Before the fiscal cliff comes the political roller coaster. Agreement will seem unattainable until, suddenly, it isn’t. The sickening plunge will feel endless until the car starts to climb again. But at the moment, things are not looking good.
The public talk from Republicans has been heartening, certainly. They have offered not only soothing words about compromise but also explicit acknowledgement that revenue must be on the table. The no-new-taxes pledge has lost its punch. As Joe Biden would say, this is a big deal, folks.
The problem is that the behind-the-scenes deal-making has been way more disappointing than the public posturing. After the kumbaya White House meeting Friday with congressional leaders, it took until the following Monday evening for Republicans to return to the White House with an initial offer.
It was, in a word, pathetic.
As described to me by several sources with direct knowledge, the “bargain” was that all the Bush tax cuts would be extended. Revenue would be raised through later tax reform — although no amount was specified and, as important, no trigger mechanism put in place to enforce the deal. In return for the vague promise of future revenue, the defense spending sequester would be canceled, the age for Medicare eligibility would rise and changes would be made to the formula for calculating increases in Social Security benefits. Cuts now, revenue later. Sound familiar?
Oh, and by the way, that increase in the debt ceiling? Republicans want to address that separately, a key issue for the administration.
Even as an opening bid, this offer is dishearteningly low-ball and insincere. It does not bode well for crafting a deal by year-end. A reasonable offer would contain, at the very least, a revenue number, an enforcement mechanism and a debt limit increase.

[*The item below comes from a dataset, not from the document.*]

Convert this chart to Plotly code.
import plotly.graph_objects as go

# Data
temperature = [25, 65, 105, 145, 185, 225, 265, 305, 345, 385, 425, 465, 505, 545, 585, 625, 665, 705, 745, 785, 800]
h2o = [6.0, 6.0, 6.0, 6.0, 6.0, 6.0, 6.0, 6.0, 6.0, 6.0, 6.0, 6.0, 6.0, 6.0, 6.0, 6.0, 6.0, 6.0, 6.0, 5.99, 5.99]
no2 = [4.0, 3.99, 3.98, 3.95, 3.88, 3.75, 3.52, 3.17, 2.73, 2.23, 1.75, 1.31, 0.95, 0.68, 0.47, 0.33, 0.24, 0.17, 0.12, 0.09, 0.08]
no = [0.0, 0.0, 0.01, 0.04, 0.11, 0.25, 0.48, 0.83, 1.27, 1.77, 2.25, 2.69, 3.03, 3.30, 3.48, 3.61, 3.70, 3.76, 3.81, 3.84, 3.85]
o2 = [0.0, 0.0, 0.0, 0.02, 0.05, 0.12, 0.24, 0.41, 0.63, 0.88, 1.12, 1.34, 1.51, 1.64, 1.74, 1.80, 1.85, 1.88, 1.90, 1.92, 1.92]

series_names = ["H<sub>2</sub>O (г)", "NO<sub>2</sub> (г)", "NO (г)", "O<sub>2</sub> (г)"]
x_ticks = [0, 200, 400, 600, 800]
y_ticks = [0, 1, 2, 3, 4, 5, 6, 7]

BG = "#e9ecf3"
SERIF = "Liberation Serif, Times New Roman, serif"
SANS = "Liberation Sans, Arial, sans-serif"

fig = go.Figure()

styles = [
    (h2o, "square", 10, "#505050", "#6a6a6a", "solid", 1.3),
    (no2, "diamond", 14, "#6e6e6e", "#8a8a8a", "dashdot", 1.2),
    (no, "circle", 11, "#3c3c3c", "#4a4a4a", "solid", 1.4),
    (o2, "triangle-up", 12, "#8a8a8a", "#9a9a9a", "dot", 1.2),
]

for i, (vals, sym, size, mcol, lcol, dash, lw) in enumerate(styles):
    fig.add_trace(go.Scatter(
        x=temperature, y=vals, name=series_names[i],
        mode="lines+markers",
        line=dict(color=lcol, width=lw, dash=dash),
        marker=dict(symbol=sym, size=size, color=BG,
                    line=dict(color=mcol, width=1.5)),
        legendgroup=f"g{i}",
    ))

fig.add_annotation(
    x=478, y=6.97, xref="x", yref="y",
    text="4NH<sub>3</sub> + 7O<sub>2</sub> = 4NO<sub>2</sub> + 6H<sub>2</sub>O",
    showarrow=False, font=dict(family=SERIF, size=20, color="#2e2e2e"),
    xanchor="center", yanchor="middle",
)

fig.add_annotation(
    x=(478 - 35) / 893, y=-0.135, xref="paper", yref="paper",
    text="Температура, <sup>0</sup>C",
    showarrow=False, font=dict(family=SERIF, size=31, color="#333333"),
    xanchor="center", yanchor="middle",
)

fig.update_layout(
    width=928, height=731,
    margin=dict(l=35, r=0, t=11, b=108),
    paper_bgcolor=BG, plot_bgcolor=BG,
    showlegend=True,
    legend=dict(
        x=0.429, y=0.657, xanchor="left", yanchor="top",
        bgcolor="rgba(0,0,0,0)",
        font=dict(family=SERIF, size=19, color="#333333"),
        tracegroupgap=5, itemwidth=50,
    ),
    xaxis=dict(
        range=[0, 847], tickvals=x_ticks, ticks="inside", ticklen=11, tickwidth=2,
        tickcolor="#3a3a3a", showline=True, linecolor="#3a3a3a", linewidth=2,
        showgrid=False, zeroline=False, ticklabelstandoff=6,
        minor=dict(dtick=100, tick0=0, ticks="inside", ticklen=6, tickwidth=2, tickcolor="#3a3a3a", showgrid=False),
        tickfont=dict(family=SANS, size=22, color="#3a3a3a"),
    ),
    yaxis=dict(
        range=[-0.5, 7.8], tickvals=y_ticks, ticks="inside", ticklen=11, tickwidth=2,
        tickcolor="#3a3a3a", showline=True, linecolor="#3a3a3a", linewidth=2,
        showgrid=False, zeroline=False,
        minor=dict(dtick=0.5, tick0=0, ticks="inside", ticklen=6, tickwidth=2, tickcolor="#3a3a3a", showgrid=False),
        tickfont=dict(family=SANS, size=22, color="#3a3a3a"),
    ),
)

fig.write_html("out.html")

The White House has an important responsibility here too. In his meeting with the leaders, the president emphasized his willingness to tackle entitlement reform. He said he was braced for, and willing to take on, blow-back from liberals in his party and outside groups.
In previous negotiations, the president was willing to raise the Medicare eligibility age, change the formula for calculating Social Security increases and cut Medicaid. Intervening events changed the calculus. The election strengthened his bargaining position. The Supreme Court’s health care ruling, making the Medicaid expansion optional for states, further complicated matters. Raising the Medicare age becomes harder if lower-income seniors aren’t eligible for Medicaid. Cutting Medicaid is more difficult when the administration wants to entice states to participate.

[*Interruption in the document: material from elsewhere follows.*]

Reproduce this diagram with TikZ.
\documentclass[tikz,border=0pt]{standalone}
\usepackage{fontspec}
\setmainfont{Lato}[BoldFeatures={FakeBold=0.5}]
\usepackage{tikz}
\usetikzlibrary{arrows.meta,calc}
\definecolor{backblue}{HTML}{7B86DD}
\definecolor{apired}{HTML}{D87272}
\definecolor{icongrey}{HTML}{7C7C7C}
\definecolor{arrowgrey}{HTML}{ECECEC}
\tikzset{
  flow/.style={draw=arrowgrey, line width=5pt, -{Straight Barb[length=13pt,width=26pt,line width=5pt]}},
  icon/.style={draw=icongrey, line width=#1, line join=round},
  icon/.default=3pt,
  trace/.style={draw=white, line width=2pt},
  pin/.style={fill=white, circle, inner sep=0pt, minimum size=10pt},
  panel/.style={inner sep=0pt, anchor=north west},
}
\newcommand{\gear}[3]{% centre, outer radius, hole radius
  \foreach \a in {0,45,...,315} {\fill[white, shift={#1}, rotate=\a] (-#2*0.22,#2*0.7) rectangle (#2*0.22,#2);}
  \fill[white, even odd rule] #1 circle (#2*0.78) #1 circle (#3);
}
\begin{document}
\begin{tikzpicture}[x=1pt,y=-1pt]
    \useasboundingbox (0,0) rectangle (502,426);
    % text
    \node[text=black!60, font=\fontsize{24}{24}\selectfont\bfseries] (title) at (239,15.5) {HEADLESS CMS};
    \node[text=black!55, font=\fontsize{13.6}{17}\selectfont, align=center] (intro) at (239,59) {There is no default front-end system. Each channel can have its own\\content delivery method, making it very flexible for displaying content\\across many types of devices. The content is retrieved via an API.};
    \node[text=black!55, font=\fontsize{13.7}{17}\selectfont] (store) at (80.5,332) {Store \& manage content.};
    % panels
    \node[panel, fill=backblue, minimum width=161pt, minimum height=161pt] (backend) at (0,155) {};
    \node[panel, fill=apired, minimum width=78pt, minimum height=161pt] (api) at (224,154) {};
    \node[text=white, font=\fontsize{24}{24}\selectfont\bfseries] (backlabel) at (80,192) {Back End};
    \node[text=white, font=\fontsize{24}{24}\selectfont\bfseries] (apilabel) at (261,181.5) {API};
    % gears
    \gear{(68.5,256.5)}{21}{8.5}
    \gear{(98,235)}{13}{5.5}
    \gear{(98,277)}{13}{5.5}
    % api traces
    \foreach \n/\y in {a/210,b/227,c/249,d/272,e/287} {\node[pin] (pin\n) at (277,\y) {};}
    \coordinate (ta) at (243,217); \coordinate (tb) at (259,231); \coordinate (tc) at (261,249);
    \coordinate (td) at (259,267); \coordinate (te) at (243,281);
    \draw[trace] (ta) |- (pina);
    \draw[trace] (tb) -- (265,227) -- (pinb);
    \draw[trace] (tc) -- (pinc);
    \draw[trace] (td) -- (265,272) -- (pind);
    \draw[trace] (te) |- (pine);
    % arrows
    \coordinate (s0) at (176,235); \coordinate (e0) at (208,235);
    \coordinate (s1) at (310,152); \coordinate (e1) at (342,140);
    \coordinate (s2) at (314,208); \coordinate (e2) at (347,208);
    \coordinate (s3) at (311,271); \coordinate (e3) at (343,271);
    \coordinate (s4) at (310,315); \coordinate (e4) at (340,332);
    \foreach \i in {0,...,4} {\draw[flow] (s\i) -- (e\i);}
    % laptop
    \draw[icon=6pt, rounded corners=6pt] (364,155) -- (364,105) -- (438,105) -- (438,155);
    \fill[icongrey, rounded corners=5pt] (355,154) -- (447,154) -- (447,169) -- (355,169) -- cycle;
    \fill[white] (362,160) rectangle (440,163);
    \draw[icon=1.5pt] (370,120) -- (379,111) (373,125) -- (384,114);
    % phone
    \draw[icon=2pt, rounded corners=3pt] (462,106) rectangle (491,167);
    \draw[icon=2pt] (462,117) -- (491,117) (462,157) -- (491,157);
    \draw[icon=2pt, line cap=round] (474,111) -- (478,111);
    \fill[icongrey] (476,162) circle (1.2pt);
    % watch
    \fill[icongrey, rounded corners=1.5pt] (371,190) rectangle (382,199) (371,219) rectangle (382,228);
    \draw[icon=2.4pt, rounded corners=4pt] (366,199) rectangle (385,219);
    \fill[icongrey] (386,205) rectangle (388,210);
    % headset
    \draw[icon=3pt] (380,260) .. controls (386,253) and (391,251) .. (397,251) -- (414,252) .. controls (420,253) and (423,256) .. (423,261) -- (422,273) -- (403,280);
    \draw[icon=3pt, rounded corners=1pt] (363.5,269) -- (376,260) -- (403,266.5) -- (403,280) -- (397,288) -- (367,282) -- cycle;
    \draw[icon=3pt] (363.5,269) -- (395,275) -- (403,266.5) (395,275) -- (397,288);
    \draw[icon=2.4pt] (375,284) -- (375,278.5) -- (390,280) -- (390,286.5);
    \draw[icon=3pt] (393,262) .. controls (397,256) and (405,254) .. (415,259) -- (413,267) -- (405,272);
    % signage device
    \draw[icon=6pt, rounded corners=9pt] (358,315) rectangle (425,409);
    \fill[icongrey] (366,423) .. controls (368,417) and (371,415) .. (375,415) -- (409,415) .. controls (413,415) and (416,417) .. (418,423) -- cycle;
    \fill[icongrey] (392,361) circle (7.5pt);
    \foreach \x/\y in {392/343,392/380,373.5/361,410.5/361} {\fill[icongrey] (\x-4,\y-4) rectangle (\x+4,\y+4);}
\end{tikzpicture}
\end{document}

But as the president has long recognized, entitlement reform is essential — to the politics of crafting a bargain and the substance of achieving fiscal stability. So what, exactly, does he propose? Republicans can’t take the tax plunge if Democrats aren’t willing to give on entitlements — not later, but simultaneously.
Another cause for pessimism is the willingness of extremes on both sides to engage in cliff-jumping. From the right, the theory is that automatic cuts are better than no cuts at all, and that Republicans would get to blame Democrats for raising taxes and imperiling national security.
From the left, the theory is that time is on their side, that with the scheduled expiration of the Bush tax cuts comes leverage and, absent any action, trillions in new revenue. The left has a mirror-image assessment of the blame game: that Republicans will pay the price for holding tax cuts for nearly everyone hostage to tax cuts for the 2 percent.
All this makes for an especially dangerous game of fiscal chicken. And what begins as tactical bravado can easily edge into unintended stalemate.
A few weeks past the cliff would be extremely messy but not necessarily disastrous. People could wait to file their 2012 tax returns until the Alternative Minimum Tax is patched. Medicare could hold off on reimbursements until rates are increased. Government agencies could postpone cuts.
The threat of delay is twofold: that the protracted resolution will further depress investors’ confidence in the capacity of the government to manage its affairs, and that the standoff could drag on. It will be difficult for a newly constituted Congress — one scarcely scheduled to be in session — to resolve this question in the first few weeks of January. A resolution by, say, the beginning of February might avert a recession but still take a big toll on growth.
For a meaningful deal to be reached, more groundwork should have been laid by now. Tick, tick, tick.